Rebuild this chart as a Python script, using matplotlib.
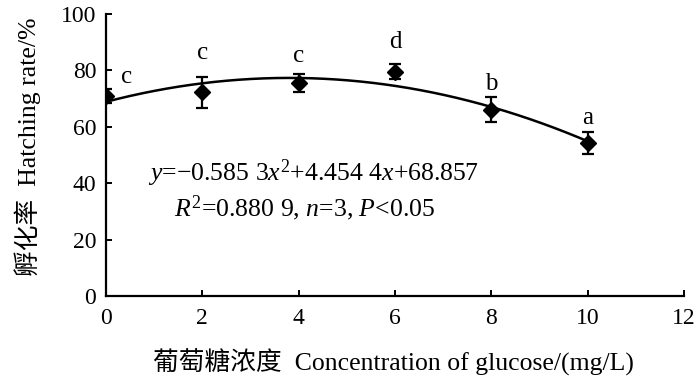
import numpy as np
import matplotlib
matplotlib.use("Agg")
import matplotlib.pyplot as plt

plt.rcParams['font.family'] = ['Liberation Serif', 'Noto Sans CJK SC']
plt.rcParams['mathtext.fontset'] = 'custom'
plt.rcParams['mathtext.rm'] = 'Liberation Serif'
plt.rcParams['mathtext.it'] = 'Liberation Serif:italic'

conc = [0, 2, 4, 6, 8, 10]
rate = [71.0, 72.3, 75.4, 79.5, 66.0, 54.3]
err = [2.5, 5.5, 3.2, 2.7, 4.4, 3.8]
letters = ['c', 'c', 'c', 'd', 'b', 'a']
letter_x = [0.42, 2, 4, 6, 8, 10]
letter_y = [77.5, 86, 85, 90, 75, 63]
coef = [-0.5853, 4.4544, 68.857]

W, H = 700, 388
fig = plt.figure(figsize=(7, 3.88), dpi=100)
ax = fig.add_axes([106 / W, 1 - 296 / H, 578 / W, 282 / H])

xs = np.linspace(0, 10, 200)
ax.plot(xs, np.polyval(coef, xs), color='black', lw=1.8, zorder=2)
ax.errorbar(conc, rate, yerr=err, fmt='D', color='black', ms=8,
            ecolor='black', elinewidth=1.6, capsize=4, capthick=1.6, zorder=3)
for x, y, t in zip(letter_x, letter_y, letters):
    ax.text(x, y, t, ha='center', va='center', fontsize=18)

ax.text(0.88, 43.5, r'$y$=−0.585 3$x^2$+4.454 4$x$+68.857', fontsize=18.5,
        ha='left', va='center')
ax.text(1.42, 31, r'$R^2$=0.880 9, $n$=3, $P$<0.05', fontsize=18.5,
        ha='left', va='center')

ax.set_xlim(0, 12)
ax.set_ylim(0, 100)
ax.set_xticks(range(0, 13, 2))
ax.set_yticks(range(0, 101, 20))
for s in ['top', 'right']:
    ax.spines[s].set_visible(False)
for s in ['left', 'bottom']:
    ax.spines[s].set_linewidth(1.6)
ax.tick_params(direction='in', length=4, width=1.4, labelsize=17)
ax.tick_params(axis='x', pad=9)
ax.tick_params(axis='y', pad=7)

fig.text(393.5 / W, 1 - 362 / H, '葡萄糖浓度  Concentration of glucose/(mg/L)',
         fontsize=18.5, ha='center', va='center')
fig.text(28 / W, 1 - 147 / H, '孵化率  Hatching rate/%', fontsize=18.5,
         rotation=90, ha='center', va='center')

fig.savefig('out.png', dpi=100)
◇ ◇ ◇ ◇ ◇ ◇ ◇
--- Written request ---
With all pictures left out, please transcribe exactly the lines from the start of the material through the line with "ax.text(x, y, t, ha='center', va='center', fontsize=18)".

--- Exercise response ---
Rebuild this chart as a Python script, using matplotlib.
import numpy as np
import matplotlib
matplotlib.use("Agg")
import matplotlib.pyplot as plt

plt.rcParams['font.family'] = ['Liberation Serif', 'Noto Sans CJK SC']
plt.rcParams['mathtext.fontset'] = 'custom'
plt.rcParams['mathtext.rm'] = 'Liberation Serif'
plt.rcParams['mathtext.it'] = 'Liberation Serif:italic'

conc = [0, 2, 4, 6, 8, 10]
rate = [71.0, 72.3, 75.4, 79.5, 66.0, 54.3]
err = [2.5, 5.5, 3.2, 2.7, 4.4, 3.8]
letters = ['c', 'c', 'c', 'd', 'b', 'a']
letter_x = [0.42, 2, 4, 6, 8, 10]
letter_y = [77.5, 86, 85, 90, 75, 63]
coef = [-0.5853, 4.4544, 68.857]

W, H = 700, 388
fig = plt.figure(figsize=(7, 3.88), dpi=100)
ax = fig.add_axes([106 / W, 1 - 296 / H, 578 / W, 282 / H])

xs = np.linspace(0, 10, 200)
ax.plot(xs, np.polyval(coef, xs), color='black', lw=1.8, zorder=2)
ax.errorbar(conc, rate, yerr=err, fmt='D', color='black', ms=8,
            ecolor='black', elinewidth=1.6, capsize=4, capthick=1.6, zorder=3)
for x, y, t in zip(letter_x, letter_y, letters):
    ax.text(x, y, t, ha='center', va='center', fontsize=18)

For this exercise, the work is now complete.